For models using predictors at each level, prediction results were evaluated using tenfold cross-validated receiver operating characteristic curves and area under the receiver operating characteristic curve (AUC) statistics in the discovery and temporal/future validation sets. We used Delong’s test to compare AUCs between different prediction algorithms at the same predictor level and within the same prediction algorithm across levels, respectively [19]. We used permutation-based variable importance to calculate the AUCs with 5 simulations and obtained the top 10 important features.
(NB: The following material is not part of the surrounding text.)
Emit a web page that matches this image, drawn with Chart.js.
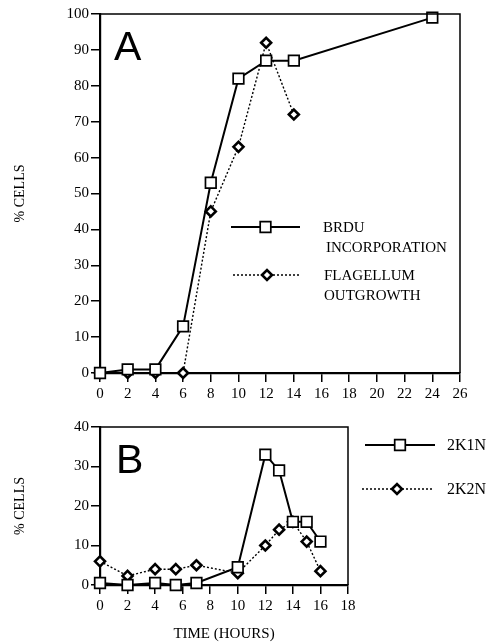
<!DOCTYPE html>
<html>
<head>
<meta charset="utf-8">
<script src="https://cdn.jsdelivr.net/npm/chart.js@4.4.0/dist/chart.umd.min.js"></script>
<style>
    body { margin: 0; background: #fff; }
    #wrap { position: relative; width: 495px; height: 643px; }
    #chartA { position: absolute; left: 0; top: 0; }
    #chartB { position: absolute; left: 0; top: 400px; }
</style>
</head>
<body>
<div id="wrap">
    <canvas id="chartA" width="495" height="400"></canvas>
    <canvas id="chartB" width="495" height="243"></canvas>
</div>
<script>
// panel A : BrdU incorporation and flagellum outgrowth
var hoursBrdu = [0, 2, 4, 6, 8, 10, 12, 14, 24];
var brduCells = [0, 1, 1, 13, 53, 82, 87, 87, 99];
var hoursFlag = [0, 2, 4, 6, 8, 10, 12, 14];
var flagCells = [0, 0, 0, 0, 45, 63, 92, 72];
var legendA = [['BRDU', 'INCORPORATION'], ['FLAGELLUM', 'OUTGROWTH']];

// panel B : 2K1N and 2K2N cells
var hoursB = [0, 2, 4, 5.5, 7, 10, 12, 13, 14, 15, 16];
var k1nCells = [0.5, 0, 0.5, 0, 0.5, 4.5, 33, 29, 16, 16, 11];
var k2nCells = [6, 2.3, 4, 4, 5, 3, 10, 14, 16, 11, 3.5];
var legendB = [['2K1N'], ['2K2N']];

var serif = '"Liberation Serif", "DejaVu Serif", serif';

function pts(xs, ys) {
    return xs.map(function (x, i) { return { x: x, y: ys[i] }; });
}

function squareSet(label, data) {
    return {
        label: label, data: data, clip: false,
        borderColor: '#000', borderWidth: 2,
        pointStyle: 'rect', pointRadius: 7.5, pointBorderWidth: 1.7,
        pointBackgroundColor: '#fff', pointBorderColor: '#000'
    };
}

function diamondSet(label, data) {
    return {
        label: label, data: data, clip: false,
        borderColor: '#000', borderWidth: 1.4, borderDash: [2, 2],
        pointStyle: 'rectRot', pointRadius: 5, pointBorderWidth: 2.6,
        pointBackgroundColor: '#fff', pointBorderColor: '#000'
    };
}

// box round the plot, panel letter and the hand placed legend
var panelPlugin = {
    id: 'panel',
    afterDraw: function (chart, args, opts) {
        var ctx = chart.ctx, a = chart.chartArea;
        ctx.save();
        ctx.strokeStyle = '#000';
        ctx.lineWidth = 1.5;
        ctx.beginPath();
        ctx.moveTo(a.left, a.top);
        ctx.lineTo(a.right, a.top);
        ctx.lineTo(a.right, a.bottom);
        ctx.stroke();

        ctx.fillStyle = '#000';
        ctx.font = '41px "Liberation Sans", Arial, sans-serif';
        ctx.textBaseline = 'alphabetic';
        ctx.textAlign = 'left';
        ctx.fillText(opts.letter, opts.letterX, opts.letterY);

        ctx.font = opts.fontSize + 'px ' + serif;
        ctx.textBaseline = 'middle';
        opts.items.forEach(function (it, i) {
            var ds = chart.data.datasets[i];
            ctx.save();
            ctx.lineWidth = ds.borderWidth;
            ctx.setLineDash(ds.borderDash || []);
            ctx.beginPath();
            ctx.moveTo(it.x0, it.y);
            ctx.lineTo(it.x1, it.y);
            ctx.stroke();
            ctx.restore();
            ctx.save();
            ctx.lineWidth = ds.pointBorderWidth;
            ctx.fillStyle = '#fff';
            Chart.helpers.drawPoint(ctx, {
                pointStyle: ds.pointStyle, radius: ds.pointRadius,
                borderWidth: ds.pointBorderWidth
            }, (it.x0 + it.x1) / 2, it.y);
            ctx.restore();
            opts.labels[i].forEach(function (line, j) {
                ctx.fillText(line, it.tx + (j ? it.indent : 0), it.y + 1 + j * 20);
            });
        });
        ctx.restore();
    }
};

function axes(xMax, yMax, yStep, yWidth, xHeight, xTitle) {
    return {
        x: {
            type: 'linear', min: 0, max: xMax,
            ticks: { stepSize: 2, color: '#000', padding: 3, font: { family: serif, size: 15 } },
            grid: { drawOnChartArea: false, tickLength: 9, color: '#000', lineWidth: 1.5 },
            border: { color: '#000', width: 2.2 },
            title: { display: !!xTitle, text: xTitle, color: '#000', padding: { top: 0, bottom: 0 },
                font: { family: serif, size: 15 } },
            afterFit: function (s) { s.height = xHeight; }
        },
        y: {
            min: 0, max: yMax,
            ticks: { stepSize: yStep, color: '#000', padding: 2, font: { family: serif, size: 15 } },
            grid: { drawOnChartArea: false, tickLength: 9, color: '#000', lineWidth: 1.5 },
            border: { color: '#000', width: 2.2 },
            title: { display: true, text: '% CELLS', color: '#000', padding: { top: 12, bottom: 0 },
                font: { family: serif, size: 14 } },
            afterFit: function (s) { s.width = yWidth; }
        }
    };
}

var common = {
    responsive: false,
    animation: false,
    plugins: { legend: { display: false }, tooltip: { enabled: false } }
};

new Chart(document.getElementById('chartA'), {
    type: 'line',
    data: {
        datasets: [
            squareSet('BRDU INCORPORATION', pts(hoursBrdu, brduCells)),
            diamondSet('FLAGELLUM OUTGROWTH', pts(hoursFlag, flagCells))
        ]
    },
    options: Object.assign({}, common, {
        layout: { padding: { top: 14, right: 35, left: 0, bottom: 0 } },
        scales: axes(26, 100, 10, 100, 27, ''),
        plugins: Object.assign({}, common.plugins, {
            panel: {
                letter: 'A', letterX: 114, letterY: 60, fontSize: 15,
                labels: legendA,
                items: [
                    { x0: 231, x1: 300, y: 227, tx: 323, indent: 3 },
                    { x0: 233, x1: 301, y: 275, tx: 324, indent: 0 }
                ]
            }
        })
    }),
    plugins: [panelPlugin]
});

new Chart(document.getElementById('chartB'), {
    type: 'line',
    data: {
        datasets: [
            squareSet('2K1N', pts(hoursB, k1nCells)),
            diamondSet('2K2N', pts(hoursB, k2nCells))
        ]
    },
    options: Object.assign({}, common, {
        layout: { padding: { top: 27, right: 147, left: 0, bottom: 0 } },
        scales: axes(18, 40, 10, 100, 58, 'TIME (HOURS)'),
        plugins: Object.assign({}, common.plugins, {
            panel: {
                letter: 'B', letterX: 116, letterY: 73, fontSize: 16,
                labels: legendB,
                items: [
                    { x0: 365, x1: 435, y: 45, tx: 447, indent: 0 },
                    { x0: 362, x1: 432, y: 89, tx: 447, indent: 0 }
                ]
            }
        })
    }),
    plugins: [panelPlugin]
});
</script>
</body>
</html>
Permuting one variable at a time, the method calculated the AUC difference before and after permutation to assign an importance measure [20]. The model with the highest AUC in the validation set was selected as the final full model.
Development of simpler models
To improve interpretability and potential clinical uptake, we used tenfold cross-validated logistic regression to develop simpler models in the discovery set based on a minimal set of the most important features at each level, as opposed to the full set of features used in the complex SL. We additionally selected interaction term(s) considering all cross-products through stepwise forward and backward selection by the Akaike information criterion. We evaluated the predictive performance (i.e., simplicity and cross-validated AUCs) of these simpler models on the validation set. Further, calibration was examined by evaluating the quality of an uncalibrated model via the integrated calibration index, which captured the distribution of predicted probabilities, coupled with a calibration plot. Calibration method (i.e., isotonic regression) was implemented for recalibration in the event of observed over- or under-prediction.